> [Problem to work on]:
The data below should be restated word for word, with every picture omitted.

> [Stored data]:
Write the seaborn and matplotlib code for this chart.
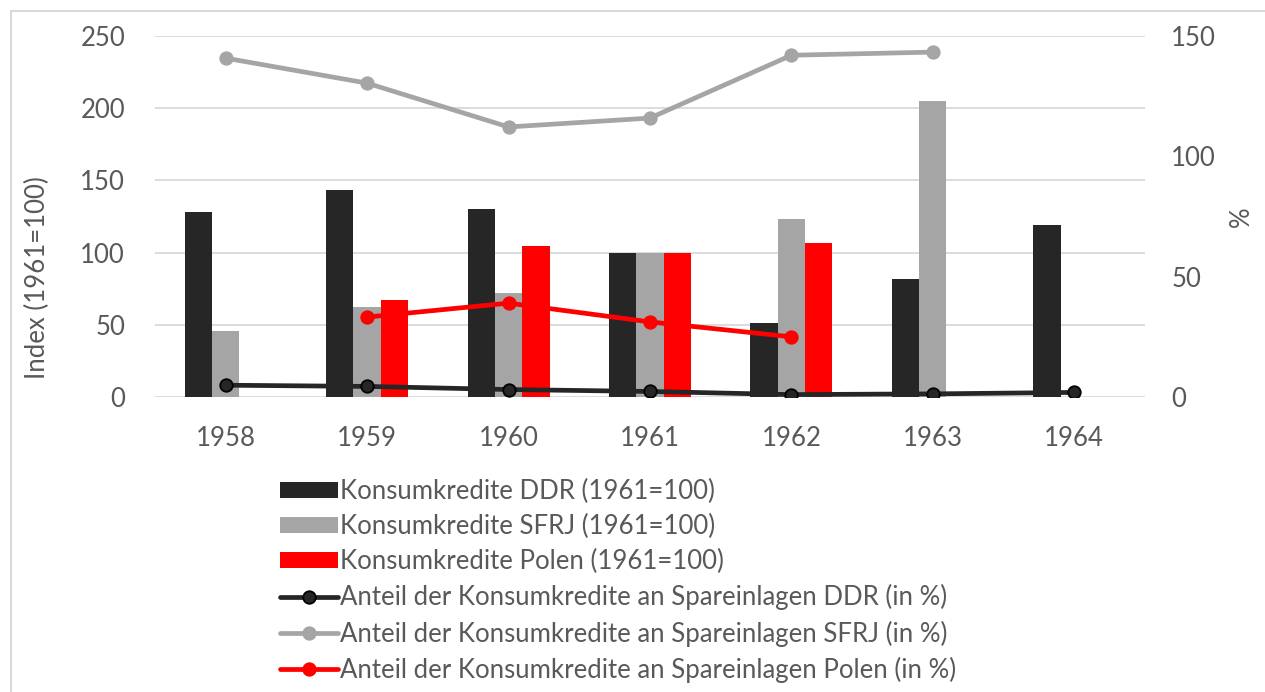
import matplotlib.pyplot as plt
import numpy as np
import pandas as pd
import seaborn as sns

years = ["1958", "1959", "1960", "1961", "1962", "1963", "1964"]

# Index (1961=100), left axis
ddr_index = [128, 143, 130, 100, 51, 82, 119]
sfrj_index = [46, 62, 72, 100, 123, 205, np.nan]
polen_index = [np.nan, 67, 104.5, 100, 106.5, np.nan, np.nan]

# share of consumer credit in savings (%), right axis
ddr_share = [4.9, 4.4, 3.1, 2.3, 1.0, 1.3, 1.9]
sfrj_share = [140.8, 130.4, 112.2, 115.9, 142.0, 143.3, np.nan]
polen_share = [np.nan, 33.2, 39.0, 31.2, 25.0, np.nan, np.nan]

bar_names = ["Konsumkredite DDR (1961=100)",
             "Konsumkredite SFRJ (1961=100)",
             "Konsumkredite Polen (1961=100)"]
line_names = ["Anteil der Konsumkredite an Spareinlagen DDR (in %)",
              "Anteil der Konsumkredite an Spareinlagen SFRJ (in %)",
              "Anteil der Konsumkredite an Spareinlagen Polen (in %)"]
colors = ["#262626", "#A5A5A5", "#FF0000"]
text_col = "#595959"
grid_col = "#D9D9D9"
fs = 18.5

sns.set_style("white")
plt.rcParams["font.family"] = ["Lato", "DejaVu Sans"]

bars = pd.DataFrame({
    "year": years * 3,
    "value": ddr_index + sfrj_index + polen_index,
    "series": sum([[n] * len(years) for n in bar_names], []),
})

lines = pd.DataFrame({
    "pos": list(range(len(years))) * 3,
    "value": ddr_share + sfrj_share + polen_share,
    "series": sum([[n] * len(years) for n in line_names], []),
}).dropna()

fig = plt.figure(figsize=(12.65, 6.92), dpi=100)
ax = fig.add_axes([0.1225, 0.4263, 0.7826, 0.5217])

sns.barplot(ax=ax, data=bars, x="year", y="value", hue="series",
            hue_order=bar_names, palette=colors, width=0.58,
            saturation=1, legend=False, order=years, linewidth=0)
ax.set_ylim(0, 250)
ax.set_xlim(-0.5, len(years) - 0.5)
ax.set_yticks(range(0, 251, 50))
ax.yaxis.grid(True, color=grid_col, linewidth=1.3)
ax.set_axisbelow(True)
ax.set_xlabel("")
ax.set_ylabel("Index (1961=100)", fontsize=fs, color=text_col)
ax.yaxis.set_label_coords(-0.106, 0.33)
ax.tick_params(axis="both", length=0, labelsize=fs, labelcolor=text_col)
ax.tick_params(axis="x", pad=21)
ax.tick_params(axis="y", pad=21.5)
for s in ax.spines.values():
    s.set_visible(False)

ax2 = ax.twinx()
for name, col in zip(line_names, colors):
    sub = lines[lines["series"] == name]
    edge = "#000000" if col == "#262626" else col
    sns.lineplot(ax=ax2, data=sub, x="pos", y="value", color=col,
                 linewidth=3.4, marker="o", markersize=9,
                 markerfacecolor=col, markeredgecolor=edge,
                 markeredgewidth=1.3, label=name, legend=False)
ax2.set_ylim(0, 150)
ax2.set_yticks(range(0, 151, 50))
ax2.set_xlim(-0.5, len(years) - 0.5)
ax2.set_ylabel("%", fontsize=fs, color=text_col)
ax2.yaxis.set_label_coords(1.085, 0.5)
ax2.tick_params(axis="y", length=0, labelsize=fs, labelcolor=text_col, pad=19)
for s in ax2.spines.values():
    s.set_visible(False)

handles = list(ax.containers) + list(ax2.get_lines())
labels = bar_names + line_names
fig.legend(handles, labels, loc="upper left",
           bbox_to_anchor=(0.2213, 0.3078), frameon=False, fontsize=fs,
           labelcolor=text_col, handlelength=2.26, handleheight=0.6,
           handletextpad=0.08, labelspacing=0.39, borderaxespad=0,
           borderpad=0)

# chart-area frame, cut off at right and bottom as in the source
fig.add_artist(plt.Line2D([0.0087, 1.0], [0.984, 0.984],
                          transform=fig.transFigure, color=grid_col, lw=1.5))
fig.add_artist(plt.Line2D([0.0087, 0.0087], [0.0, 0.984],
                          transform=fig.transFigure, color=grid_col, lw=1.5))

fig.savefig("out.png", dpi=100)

> [Full solution]:
Write the seaborn and matplotlib code for this chart.
import matplotlib.pyplot as plt
import numpy as np
import pandas as pd
import seaborn as sns

years = ["1958", "1959", "1960", "1961", "1962", "1963", "1964"]

# Index (1961=100), left axis
ddr_index = [128, 143, 130, 100, 51, 82, 119]
sfrj_index = [46, 62, 72, 100, 123, 205, np.nan]
polen_index = [np.nan, 67, 104.5, 100, 106.5, np.nan, np.nan]

# share of consumer credit in savings (%), right axis
ddr_share = [4.9, 4.4, 3.1, 2.3, 1.0, 1.3, 1.9]
sfrj_share = [140.8, 130.4, 112.2, 115.9, 142.0, 143.3, np.nan]
polen_share = [np.nan, 33.2, 39.0, 31.2, 25.0, np.nan, np.nan]

bar_names = ["Konsumkredite DDR (1961=100)",
             "Konsumkredite SFRJ (1961=100)",
             "Konsumkredite Polen (1961=100)"]
line_names = ["Anteil der Konsumkredite an Spareinlagen DDR (in %)",
              "Anteil der Konsumkredite an Spareinlagen SFRJ (in %)",
              "Anteil der Konsumkredite an Spareinlagen Polen (in %)"]
colors = ["#262626", "#A5A5A5", "#FF0000"]
text_col = "#595959"
grid_col = "#D9D9D9"
fs = 18.5

sns.set_style("white")
plt.rcParams["font.family"] = ["Lato", "DejaVu Sans"]

bars = pd.DataFrame({
    "year": years * 3,
    "value": ddr_index + sfrj_index + polen_index,
    "series": sum([[n] * len(years) for n in bar_names], []),
})

lines = pd.DataFrame({
    "pos": list(range(len(years))) * 3,
    "value": ddr_share + sfrj_share + polen_share,
    "series": sum([[n] * len(years) for n in line_names], []),
}).dropna()

fig = plt.figure(figsize=(12.65, 6.92), dpi=100)
ax = fig.add_axes([0.1225, 0.4263, 0.7826, 0.5217])

sns.barplot(ax=ax, data=bars, x="year", y="value", hue="series",
            hue_order=bar_names, palette=colors, width=0.58,
            saturation=1, legend=False, order=years, linewidth=0)
ax.set_ylim(0, 250)
ax.set_xlim(-0.5, len(years) - 0.5)
ax.set_yticks(range(0, 251, 50))
ax.yaxis.grid(True, color=grid_col, linewidth=1.3)
ax.set_axisbelow(True)
ax.set_xlabel("")
ax.set_ylabel("Index (1961=100)", fontsize=fs, color=text_col)
ax.yaxis.set_label_coords(-0.106, 0.33)
ax.tick_params(axis="both", length=0, labelsize=fs, labelcolor=text_col)
ax.tick_params(axis="x", pad=21)
ax.tick_params(axis="y", pad=21.5)
for s in ax.spines.values():
    s.set_visible(False)

ax2 = ax.twinx()
for name, col in zip(line_names, colors):
    sub = lines[lines["series"] == name]
    edge = "#000000" if col == "#262626" else col
    sns.lineplot(ax=ax2, data=sub, x="pos", y="value", color=col,
                 linewidth=3.4, marker="o", markersize=9,
                 markerfacecolor=col, markeredgecolor=edge,
                 markeredgewidth=1.3, label=name, legend=False)
ax2.set_ylim(0, 150)
ax2.set_yticks(range(0, 151, 50))
ax2.set_xlim(-0.5, len(years) - 0.5)
ax2.set_ylabel("%", fontsize=fs, color=text_col)
ax2.yaxis.set_label_coords(1.085, 0.5)
ax2.tick_params(axis="y", length=0, labelsize=fs, labelcolor=text_col, pad=19)
for s in ax2.spines.values():
    s.set_visible(False)

handles = list(ax.containers) + list(ax2.get_lines())
labels = bar_names + line_names
fig.legend(handles, labels, loc="upper left",
           bbox_to_anchor=(0.2213, 0.3078), frameon=False, fontsize=fs,
           labelcolor=text_col, handlelength=2.26, handleheight=0.6,
           handletextpad=0.08, labelspacing=0.39, borderaxespad=0,
           borderpad=0)

# chart-area frame, cut off at right and bottom as in the source
fig.add_artist(plt.Line2D([0.0087, 1.0], [0.984, 0.984],
                          transform=fig.transFigure, color=grid_col, lw=1.5))
fig.add_artist(plt.Line2D([0.0087, 0.0087], [0.0, 0.984],
                          transform=fig.transFigure, color=grid_col, lw=1.5))

fig.savefig("out.png", dpi=100)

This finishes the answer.